▶ [Problem details]:
Please output exactly the lines of the material from the first through the line containing "(7,12) -- (1201,12);", and nothing more.
## Start
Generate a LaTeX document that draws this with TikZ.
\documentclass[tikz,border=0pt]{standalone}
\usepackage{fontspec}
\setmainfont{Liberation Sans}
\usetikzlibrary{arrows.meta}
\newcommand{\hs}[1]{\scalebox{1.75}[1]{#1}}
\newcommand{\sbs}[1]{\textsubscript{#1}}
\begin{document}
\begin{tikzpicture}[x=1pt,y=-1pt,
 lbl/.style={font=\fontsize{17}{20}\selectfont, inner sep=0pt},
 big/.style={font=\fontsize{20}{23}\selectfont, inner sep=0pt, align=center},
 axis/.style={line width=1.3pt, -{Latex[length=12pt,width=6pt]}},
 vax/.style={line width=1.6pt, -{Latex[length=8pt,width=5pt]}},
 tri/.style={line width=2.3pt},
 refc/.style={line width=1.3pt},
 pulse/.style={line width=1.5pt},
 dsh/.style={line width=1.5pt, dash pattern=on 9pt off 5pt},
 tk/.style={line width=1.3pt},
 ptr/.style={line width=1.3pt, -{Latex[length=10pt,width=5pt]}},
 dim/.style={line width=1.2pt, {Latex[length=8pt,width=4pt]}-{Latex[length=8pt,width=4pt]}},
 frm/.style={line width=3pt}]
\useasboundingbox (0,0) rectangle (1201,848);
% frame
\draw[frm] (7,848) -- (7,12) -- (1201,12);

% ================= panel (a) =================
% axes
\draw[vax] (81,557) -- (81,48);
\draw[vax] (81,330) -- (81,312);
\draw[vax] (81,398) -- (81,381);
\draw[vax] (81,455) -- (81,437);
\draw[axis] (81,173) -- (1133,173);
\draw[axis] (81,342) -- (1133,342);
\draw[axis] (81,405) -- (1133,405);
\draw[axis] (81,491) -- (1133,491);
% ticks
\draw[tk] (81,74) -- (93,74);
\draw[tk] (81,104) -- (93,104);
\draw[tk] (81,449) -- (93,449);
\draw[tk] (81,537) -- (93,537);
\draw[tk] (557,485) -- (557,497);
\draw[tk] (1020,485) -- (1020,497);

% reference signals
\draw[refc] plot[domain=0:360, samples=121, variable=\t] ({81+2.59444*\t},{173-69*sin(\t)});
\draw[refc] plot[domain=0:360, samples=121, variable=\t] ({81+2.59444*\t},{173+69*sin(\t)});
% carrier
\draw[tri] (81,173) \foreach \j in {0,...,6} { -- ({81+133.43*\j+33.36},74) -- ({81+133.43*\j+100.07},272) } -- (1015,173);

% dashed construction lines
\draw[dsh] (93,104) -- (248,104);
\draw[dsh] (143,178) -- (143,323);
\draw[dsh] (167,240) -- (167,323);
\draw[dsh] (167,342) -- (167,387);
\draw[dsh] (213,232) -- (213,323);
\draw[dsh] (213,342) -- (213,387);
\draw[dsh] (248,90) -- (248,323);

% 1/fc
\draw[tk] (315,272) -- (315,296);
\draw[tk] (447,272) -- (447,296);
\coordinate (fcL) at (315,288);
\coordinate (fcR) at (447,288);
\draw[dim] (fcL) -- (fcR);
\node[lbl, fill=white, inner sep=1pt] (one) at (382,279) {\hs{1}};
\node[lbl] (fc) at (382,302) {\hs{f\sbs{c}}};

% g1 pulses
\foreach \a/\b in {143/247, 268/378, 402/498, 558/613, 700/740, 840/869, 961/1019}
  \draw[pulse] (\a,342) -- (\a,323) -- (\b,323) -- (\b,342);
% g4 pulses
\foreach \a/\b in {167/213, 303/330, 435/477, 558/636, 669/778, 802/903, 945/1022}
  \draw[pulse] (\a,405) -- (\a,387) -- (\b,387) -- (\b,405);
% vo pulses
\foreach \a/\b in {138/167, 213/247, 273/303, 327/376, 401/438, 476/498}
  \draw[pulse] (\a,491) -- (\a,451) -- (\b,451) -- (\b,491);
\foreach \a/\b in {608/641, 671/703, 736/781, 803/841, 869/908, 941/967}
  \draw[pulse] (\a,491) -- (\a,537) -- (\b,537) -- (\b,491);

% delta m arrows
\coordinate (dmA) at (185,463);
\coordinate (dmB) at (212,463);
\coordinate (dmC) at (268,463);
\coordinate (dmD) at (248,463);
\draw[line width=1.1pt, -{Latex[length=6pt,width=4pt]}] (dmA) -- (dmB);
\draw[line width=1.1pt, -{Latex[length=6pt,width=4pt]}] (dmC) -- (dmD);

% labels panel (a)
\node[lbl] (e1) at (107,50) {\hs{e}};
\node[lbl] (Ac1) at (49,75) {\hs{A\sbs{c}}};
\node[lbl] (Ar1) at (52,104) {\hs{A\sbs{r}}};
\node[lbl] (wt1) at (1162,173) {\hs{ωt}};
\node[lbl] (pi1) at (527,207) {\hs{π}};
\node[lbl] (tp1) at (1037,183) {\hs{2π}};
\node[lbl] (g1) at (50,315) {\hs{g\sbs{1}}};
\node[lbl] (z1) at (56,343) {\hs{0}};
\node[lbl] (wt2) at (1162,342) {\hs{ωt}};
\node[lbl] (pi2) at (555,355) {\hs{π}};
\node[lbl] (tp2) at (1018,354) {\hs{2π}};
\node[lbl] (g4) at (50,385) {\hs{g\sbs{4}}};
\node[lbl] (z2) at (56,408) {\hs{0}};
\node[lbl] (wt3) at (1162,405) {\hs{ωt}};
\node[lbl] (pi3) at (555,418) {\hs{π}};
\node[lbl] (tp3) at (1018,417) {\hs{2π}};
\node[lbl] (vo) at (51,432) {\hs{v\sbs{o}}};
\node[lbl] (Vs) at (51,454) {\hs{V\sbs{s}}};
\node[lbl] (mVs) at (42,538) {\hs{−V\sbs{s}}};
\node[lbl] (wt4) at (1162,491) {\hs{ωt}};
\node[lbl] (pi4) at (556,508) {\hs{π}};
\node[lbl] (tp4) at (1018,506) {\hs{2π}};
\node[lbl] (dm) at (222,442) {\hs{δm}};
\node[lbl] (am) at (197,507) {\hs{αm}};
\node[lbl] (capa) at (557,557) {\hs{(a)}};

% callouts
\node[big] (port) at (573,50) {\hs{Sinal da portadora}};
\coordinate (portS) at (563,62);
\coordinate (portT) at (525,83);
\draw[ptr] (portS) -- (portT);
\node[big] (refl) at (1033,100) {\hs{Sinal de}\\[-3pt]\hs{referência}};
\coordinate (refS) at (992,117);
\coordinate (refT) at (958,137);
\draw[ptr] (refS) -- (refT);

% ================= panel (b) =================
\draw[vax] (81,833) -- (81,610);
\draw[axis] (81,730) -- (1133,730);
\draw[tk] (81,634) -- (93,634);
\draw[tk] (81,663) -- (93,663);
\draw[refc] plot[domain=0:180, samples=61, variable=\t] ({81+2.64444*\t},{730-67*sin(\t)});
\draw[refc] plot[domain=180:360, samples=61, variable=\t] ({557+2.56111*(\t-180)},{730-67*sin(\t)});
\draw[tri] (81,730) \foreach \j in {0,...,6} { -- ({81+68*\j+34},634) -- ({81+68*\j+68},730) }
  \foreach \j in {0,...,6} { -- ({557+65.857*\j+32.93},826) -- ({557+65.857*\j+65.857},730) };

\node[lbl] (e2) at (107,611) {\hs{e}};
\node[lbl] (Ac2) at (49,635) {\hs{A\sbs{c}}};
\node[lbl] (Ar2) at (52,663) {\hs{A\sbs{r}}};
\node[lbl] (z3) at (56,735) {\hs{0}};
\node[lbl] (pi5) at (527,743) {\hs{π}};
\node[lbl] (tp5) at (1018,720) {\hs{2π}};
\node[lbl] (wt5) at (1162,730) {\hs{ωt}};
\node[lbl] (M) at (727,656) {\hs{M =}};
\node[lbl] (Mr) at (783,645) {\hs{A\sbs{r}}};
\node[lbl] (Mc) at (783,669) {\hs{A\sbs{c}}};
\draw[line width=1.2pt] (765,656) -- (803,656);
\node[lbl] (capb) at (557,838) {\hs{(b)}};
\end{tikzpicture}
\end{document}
## End
▶ [Expected answer]:
Generate a LaTeX document that draws this with TikZ.
\documentclass[tikz,border=0pt]{standalone}
\usepackage{fontspec}
\setmainfont{Liberation Sans}
\usetikzlibrary{arrows.meta}
\newcommand{\hs}[1]{\scalebox{1.75}[1]{#1}}
\newcommand{\sbs}[1]{\textsubscript{#1}}
\begin{document}
\begin{tikzpicture}[x=1pt,y=-1pt,
 lbl/.style={font=\fontsize{17}{20}\selectfont, inner sep=0pt},
 big/.style={font=\fontsize{20}{23}\selectfont, inner sep=0pt, align=center},
 axis/.style={line width=1.3pt, -{Latex[length=12pt,width=6pt]}},
 vax/.style={line width=1.6pt, -{Latex[length=8pt,width=5pt]}},
 tri/.style={line width=2.3pt},
 refc/.style={line width=1.3pt},
 pulse/.style={line width=1.5pt},
 dsh/.style={line width=1.5pt, dash pattern=on 9pt off 5pt},
 tk/.style={line width=1.3pt},
 ptr/.style={line width=1.3pt, -{Latex[length=10pt,width=5pt]}},
 dim/.style={line width=1.2pt, {Latex[length=8pt,width=4pt]}-{Latex[length=8pt,width=4pt]}},
 frm/.style={line width=3pt}]
\useasboundingbox (0,0) rectangle (1201,848);
% frame
\draw[frm] (7,848) -- (7,12) -- (1201,12);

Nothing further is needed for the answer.